Malgré ces prix pour la plupart accessibles, la pénurie de logements devient un enjeu clé. Avec la croissance démographique attendue, le territoire devra construire au moins 4 600 logements d’ici 2027. Mais la réalité est plus complexe : la demande explose, notamment à cause du desserrement des ménages post-Covid, et les élus hésitent à densifier les centres-bourgs par crainte de dénaturer le paysage.
« On peut monter à du R+2, R+3 sans dénaturer la qualité du paysage et de l’environnement », explique Jean-Raphaël Nicolini. Mais la crainte persiste : « Tout de suite, on entend dire : “On ne veut pas de tours, on ne veut pas de barres”, en référence aux HLM des années 60. » Ainsi, une charte paysagère est en cours d’élaboration avec les élus pour garantir des constructions adaptées à l’identité du territoire.

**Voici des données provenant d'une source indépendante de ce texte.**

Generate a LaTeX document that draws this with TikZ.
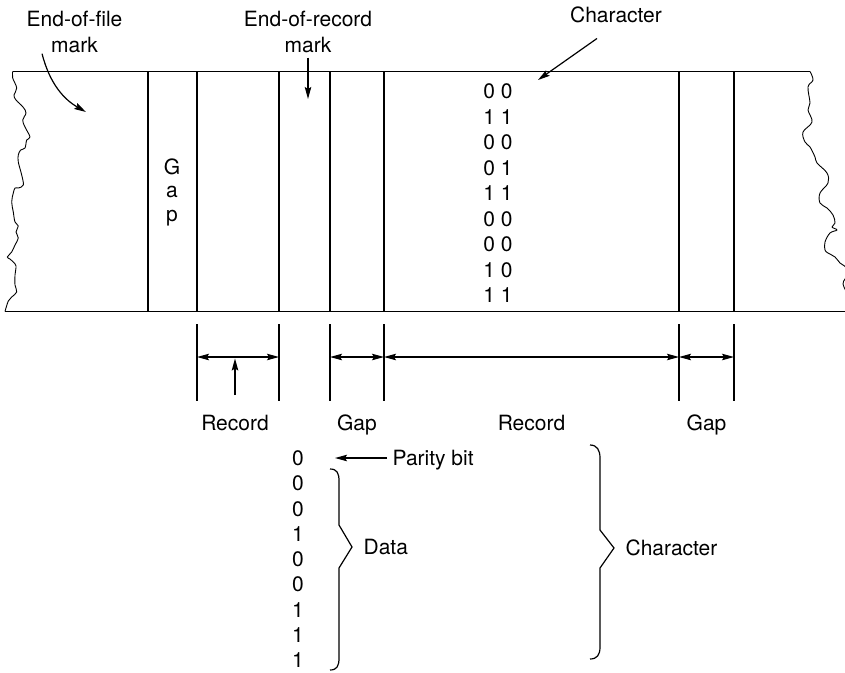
\documentclass[tikz,border=0pt]{standalone}
\usepackage{fontspec}
\setmainfont{TeX Gyre Heros}
\usetikzlibrary{arrows.meta,positioning}

\begin{document}
\begin{tikzpicture}[x=1pt, y=-1pt, >={Stealth[length=12pt,width=6.5pt,inset=2pt]}, line width=1.2pt,
font=\fontsize{21}{26.5}\selectfont,
txt/.style={inner sep=0pt, align=center},
rough/.style={line width=0.9pt, line join=round}]
  \useasboundingbox (0,0) rectangle (845,672);
  % the tape
  \draw (12.7,71.5) -- (810,71.5);
  \draw (5,311.5) -- (850,311.5);
  \draw[rough] plot[smooth, tension=0.6] coordinates {(12.7,71.5) (12.7,78) (16.7,88) (14,95) (16,100) (23,107) (26,113) (22.7,120) (25,127) (30,137) (26.7,140) (25,148) (20.7,150) (18.3,155) (18.3,162) (21.7,175) (23.3,185) (18.3,188) (15,188) (13.3,193) (11.7,202) (13.3,212) (15,222) (18.3,226) (16,232) (18.3,238) (15,245) (11.7,252) (7.3,257) (10,259) (13.3,262) (16,266) (15,275) (15,285) (16.7,292) (11.7,297) (8.3,301) (5,311.5)};
  \draw[rough] plot[smooth, tension=0.6] coordinates {(810,71.5) (813,80) (808,87) (810,103) (808,110) (812,122) (803,132) (805,142) (810,147) (815,157) (817,163) (827,173) (828,183) (820,193) (820,203) (827,208) (833,215) (835,223) (832,227) (837,230) (830,233) (825,242) (825,250) (828,253) (835,257) (840,263) (847,268) (849,275) (845,279) (843,284) (846,291) (851,300)};
  \foreach \x in {148,197,279,330,384,679,734}
    \draw (\x,71.5) -- (\x,311.5);
  % labels over the tape
  \node[txt] (eof) at (74.5,32) {End-of-file\\mark};
  \node[txt] (eor) at (308,32) {End-of-record\\mark};
  \node[txt, anchor=base] (chartop) at (616,22.5) {Character};
  \coordinate (eofmark) at (86,112);
  \coordinate (eormark) at (308,99);
  \coordinate (charmark) at (538,80);
  \draw[->] ([xshift=16pt]eof.south west) .. controls (50,85) and (65,100) .. (eofmark);
  \draw[->, shorten <=4pt] (eor) -- (eormark);
  \draw[->] ([xshift=-19pt,yshift=-15pt]chartop.south) -- (charmark);
  % gap and the bits on the tape
  \node[txt, font=\fontsize{21}{23.5}\selectfont] (gap) at (172,192) {G\\a\\p};
  \foreach \b [count=\i from 0] in {0 0,1 1,0 0,0 1,1 1,0 0,0 0,1 0,1 1}
    \node[txt, anchor=base] (tb\i) at (498,98.5+25.5*\i) {\b};
  % lengths under the tape
  \foreach \n/\x in {1/197,2/279,3/330,4/384,5/679,6/734}{
    \coordinate (d\n) at (\x,357);
    \draw (\x,324) -- (\x,401);
  }
  \draw[<->] (d1) -- (d2);
  \draw[<->] (d3) -- (d4);
  \draw[<->] (d4) -- (d5);
  \draw[<->] (d5) -- (d6);
  \node[txt, anchor=base] (rec1) at (235,430) {Record};
  \node[txt, anchor=base] (gap1) at (357,430) {Gap};
  \node[txt, anchor=base] (rec2) at (531.5,430) {Record};
  \node[txt, anchor=base] (gap2) at (706.5,430) {Gap};
  \coordinate (recmark) at (235,358.5);
  \draw[->] ([yshift=19pt]rec1.north) -- (recmark);
  % one character
  \foreach \b [count=\i from 0] in {0,0,0,1,0,0,1,1,1}
    \node[txt, anchor=base] (pb\i) at (298,465.5+25.25*\i) {\b};
  \node[txt, anchor=base west] (parity) at (392,465.5) {Parity bit};
  \coordinate (paritymark) at (335,458);
  \draw[->, shorten <=5pt] (parity.west |- paritymark) -- (paritymark);
  \draw (330,469) .. controls (337,469) and (339,473) .. (339,481) -- (339,525) -- (352,547) -- (339,568) -- (339,658) .. controls (339,666) and (337,670) .. (330,670);
  \node[txt, anchor=base west] (data) at (363,554.5) {Data};
  \draw (590,445) .. controls (597,445) and (600,450) .. (600,458) -- (600,530) -- (614,548) -- (600,568) -- (600,647) .. controls (600,655) and (597,659) .. (590,659);
  \node[txt, anchor=base west] (charlow) at (625,555.5) {Character};
\end{tikzpicture}
\end{document}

Les élus du territoire en sont conscients : le Cotentin doit renforcer son attractivité pour séduire. L’amélioration des transports, la diversification de l’offre de logements et le développement de l’enseignement supérieur sont au cœur des priorités. L’ambition est forte : doubler le nombre d’étudiants d’ici 2030, attirer de nouvelles familles et offrir un cadre de vie moderne tout en préservant l’identité du territoire. « Nous devons garantir une hyper-qualité de l’habitat pour convaincre de venir habiter une presqu’île à l’hyper-qualité paysagère », insiste Jean-Raphaël Nicolini.